The scientific evidence of climate change and the case for action to both mitigate anthropogenic climate change and adapt to its effects have been mounting for decades, and for some time now the need for action on climate change has been beyond reasonable doubt. This is attested to by the Intergovern­mental Panel on Climate Change, the CSIRO, the Bureau of Meteorology and the Australian Academy of Science. I want to explore briefly some of the ideas about the intersection between science and public policy by reflecting on approaches taken by international organisations of which Australia is a member, including the Convention on the Conservation of Antarctic Marine Living Resources, whose secretariat is based only a stone's throw from my office in Hobart. This organisation, which is charged with managing environmental resources, is based on the precautionary principle. This principle holds that:

Where there are threats of serious or irreversible—


damage, lack of full scientific certainty shall not be used as a reason for postponing … measures to prevent environmental degradation.

What this means is that measures which would mitigate threats of irreversible environmental damage cannot be put off by a minority view, nor by the idea that a measure of change might be inconvenient. What it means is that we have to take threats of severe environmental degradation seriously and that we have to be mindful of the effect that we are having and the effect that we are able to have in redressing environmental damage. It says that we should use the tools we have at our disposal before it is too late.

There is another important component when we are talking about science and public policy, and that is the ecosystem approach. I think it is worth mentioning a few words from the Food and Agriculture Organisa­tion's definition with regard to fisheries:

The ecosystem approach … strives to balance diverse societal objectives, by taking into account the knowledge and uncertainties about biotic, abiotic and human components of ecosystems …

The ecosystem approach means a number of things. It means that we need to take into account the full effects of our actions on the environment. It acknowledges that humans unquestionably have an impact on the world around them, often in unpredictable or unanticipated ways. It explains that an ecosystem is an interdependent thing and that human communities are firmly part of it. But it also recognises the significance of serious environmental degradation, now and into the future, and the effects that reckless­ness towards our environment have on human prosperity. It says that, when we risk our environment, we risk our own prosperity.
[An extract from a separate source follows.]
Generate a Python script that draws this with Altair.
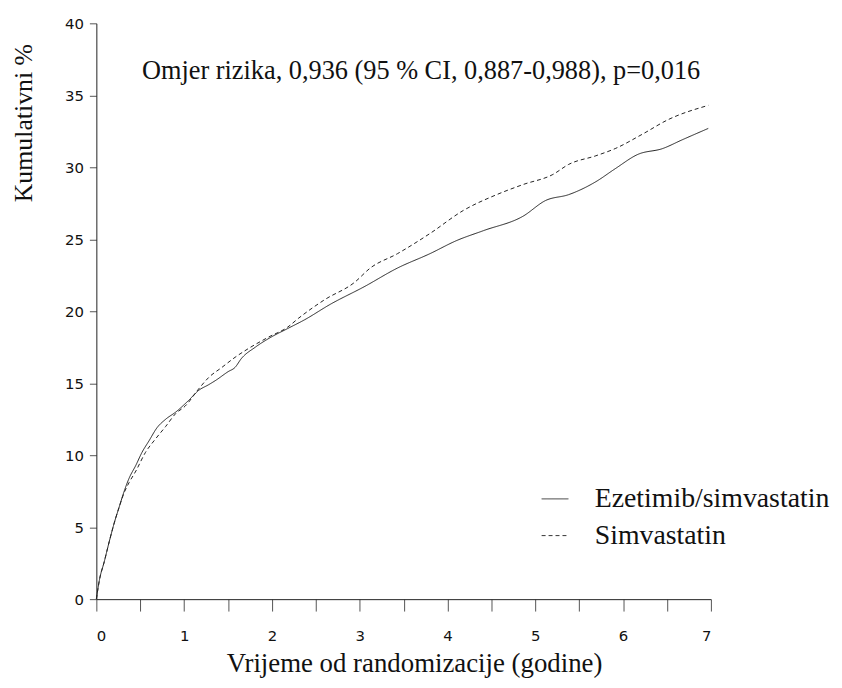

I mention this because it is essential that the decisions which a good government takes be based on an understanding of the way that science and public policy responsibly interact. The bar for preventative measures should be set at that level of precaution. For the longest time, when it came to climate change, the wilful ignorance and scepticism that continues to typify the coalition meant that these principles were ignored. Humans are divorced from the world around them, they argued, and nothing in our actions constitutes responsibility for the environ­ment. The coalition would rather mischar­acterise not just the Australian and global scientific community but also the very properties of elements such as carbon itself. They would rather play disingenuous semantic games with words like 'pollution' and 'natural' than face up to the issues that a responsible public policymaker would take account of.

The fact is that climate change is threatening enough to require serious reform to the way we all think about the effect our activity has on the environment. But the changes which will come from the transition of Australia's economy into an economy which puts a price on pollution also have the potential to unleash amazing economic opportunities. In the early twentieth century, in 1914, the Tasmanian government set up the Hydro-Electric Department, later the Hydro-Electric Commission, to create the first state-owned hydroelectricity generator in Tasmania. Renewable energy has a long and proud history in Tasmania, though it is not without controversy and not without its caveats. But this history has at its heart a recognition of forward-thinking investment in the infrastructure of the future and what that can create: the opportunities of sustain­able development. In Tasmania, the early adoption of hydroelectricity paved the way for industry to come to the state and access our cheap energy. In these days of the national energy market, hydroelectricity continues to provide Tasmania with the opportunity to sell premium clean energy and gives further credence to our reputation as a state of pristine beauty.

Of course, Tasmania was one of the first. Now these adopters, which represent a diverse range of political persuasions across the globe—a huge body of global wealth and capital—continue in that vein through an understanding of the challenges of climate change. New Zealand, the European Union and California have all adopted an emissions trading scheme. Other states, such as Japan and China, are planning either provincial or national trading schemes. China commenced its scheme in some of the most populous cities in the world, such as Beijing and Shanghai and those in Guangdong. We know other states and nations are taking other measures, whether it is the Indian coal tax or energy efficiency obligations across Brazil. All of these nations realise that a new wave of economic development is coming and that they need to be a part of these opportunities.

The kinds of jobs that we will create from this, of course, are many and varied. They are new jobs that look and feel like the kind which we have been familiar with for a long time. The difference with the clean energy jobs of the future is that they do not have a use-by date—they will not be rendered obsolete when commercial, environmental and technological pressures mean that only the innovative will be able to survive. What I want to say is that only Labor has ever had the courage to introduce the kinds of broad economic reforms that are necessary to ensure that jobs in Australia stay competi­tive, that conditions stay decent and that the opportunity to find and keep work remains open to this generation of workers, their children and their children's children.

Putting a price on pollution is about sustainability. It is about rewarding forward-focused businesses and giving traditional industry an incentive to think ahead. It is about making sure that Australia is prepared for the new types of industries and jobs which will allow us to maintain our economic prosperity. But most importantly it is about a sustainable environment: making sure we pass on a world with clean air and clean water where future generations can breathe, grow and live, where the quality of our surroundings contributes positively to a quality of life and where, in generations from now, our descendants might still take in the sublime majesty of our natural world.